Pour la 7ème édition du Panorama du Cinéma Colombien, Le Chien qui aboie a organisé un après-midi spécialement consacré à la projection de 5 courts-métrages dévoilant des paysages, des récits et une partie de l’histoire colombienne trop souvent ignoréée par le grand écran : ceux des afro-descendants invisibilisés et silenciés. Dulce (2018) documentaire d’Angello Faccini et Guille Isa, Moriviví (2018) documentaire de David Aguilera, Maria de los esteros (2018) fiction de Eugenio Gómez, Yover (2018) fiction d’Edison Sanchez ainsi que Divinas melodías (2018) fiction de Lucas Silva composent la sélection des courts-afro-colombiens.
La Colombie est le pays hispanophone qui a le plus grand nombre de population afro-descendante en Amérique latine après le Brésil. Et cependant, la représentation de ces cultures n’est que trop récente. L’histoire nationale enseignée à l’école omet non seulement leurs traditions centenaires mais également leur rôle dans des événements majeurs de l’histoire colombienne, tels que l’abolition de l’esclavage, ou encore de l’inaction gouvernementale pour protéger cette population dans un contexte du conflit armé et du trafic de drogue. Néanmoins, les afro-descendants gardent un lien extrêmement fort à leurs traditions et des modes de vie qui résistent à la mondialisation de la société contemporaine. Ces récits s’éloignent de l’histoire andine des grandes villes colombiennes (Bogota, Medellin, Cali) pour aborder celle d’autres régions du pays; ce nouveau cinéma est une fenêtre sur les paysages humides, les fleuves, la jungle, les mangroves et les esprits magiques qui les habitent ; pour voir des populations qui se servent de leurs récits, de leurs chants et de leurs instruments pour résister.
La série des courts-métrages insiste sur la résistance des héritages ancestraux des diverses communautés afro-descendantes dans la région du Pacifique colombien. Chaque réalisateur s’immerge dans ces territoires pour enregistrer ce qui se vie à l’intérieur ; chacun construit une narration à partir du territoire et de ses récits. Maria de los esteros et Dulce montrent la tradition des « piangüeras » : groupe de femmes qui récolte les « pianguas » -sorte d’huîtres tropicales- des mangroves; Divinas melodias retranscrit le processus de fabrication de la marimba de chonta, ce «piano de la jungle» qui est élaboré par le marimbero et l’esprit malin et magique du duende -lutin-. Qu’ils s’agissent de documentaires, des fictions ou de courts expérimentales, tout se passe comme si la caméra devenait témoin-observateur de ce territoire de jungle humide où l’homme se déplace en canoë pour traverser fleuves et rivières avant d’arriver à la mer.

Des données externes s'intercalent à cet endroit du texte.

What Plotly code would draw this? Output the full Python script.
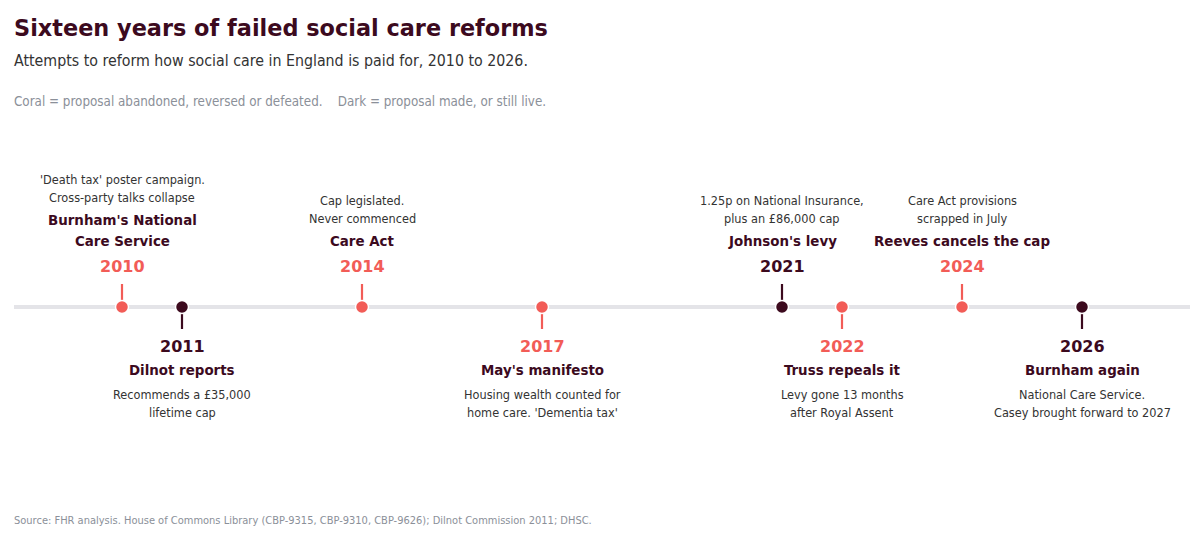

Les différents courts-métrages font apparaître des personnages qui, pour préserver leur héritage, pour préserver leur imaginaire et leur mémoire collective, mènent un combat quotidien pour résister. Maria reste dans le mangrove pour lutter contre l’oubli. Pédalant sur son vélo, Yover contribue à la reconstruction du récit de Bojayá, où les groupes armés ont effectué un massacre civil en 2002. Dulce apprend à nager pour se défendre contre les dégâts environnementaux de la mangrove. La famille de Moriviví résiste en choisissant de rester dans ce village qui ressemble à une cage, plutôt que de partir à la ville. Ces différents courts-métrages racontent non pas les récits traditionnels du passé mais les récits profondément actuels des populations afro-descendantes qui ont le désir et la volonté de rester enracinées dans leurs
territoires. Le geste des réalisateurs rend audibles et visibles les récits de ces populations, et fait entrer ces narrations dans le cinéma de manière à les reconnaître comme faisant partie intégrale de l’histoire colombienne. Les caméras de ces cinq réalisateurs se placent dans cet instant-là, dans cet interstice, dans cet espace entre un passé traditionnel et un futur destructeur.
Ces courts dressent le portrait de populations qui restent dans les territoires dont ils ont hérités. Ces cinq courts-métrages laissent voir les pratiques musicales comme celle des chants yoruba cubain, des alabaos du Pacifique et l’utilisation du marimba pour vaincre la nostalgie, l’injustice, l’oubli et le silence. Il s’agit de lever la voix et faire sonner les instruments et répandre ces chants ancestraux sur la jungle, l’humidité, les fleuves, le sable et les oreilles des -bons ?- de curieux à l’écoute. Il n’est pas anodin que Yover se termine par un chant des Alabaoras de Bojayá : ce groupe de femmes qui se forma le lendemain du massacre et qui fut invité pour lever ces voix contre l’oubli lors de la signature du processus de paix à Cartagena en septembre 2016.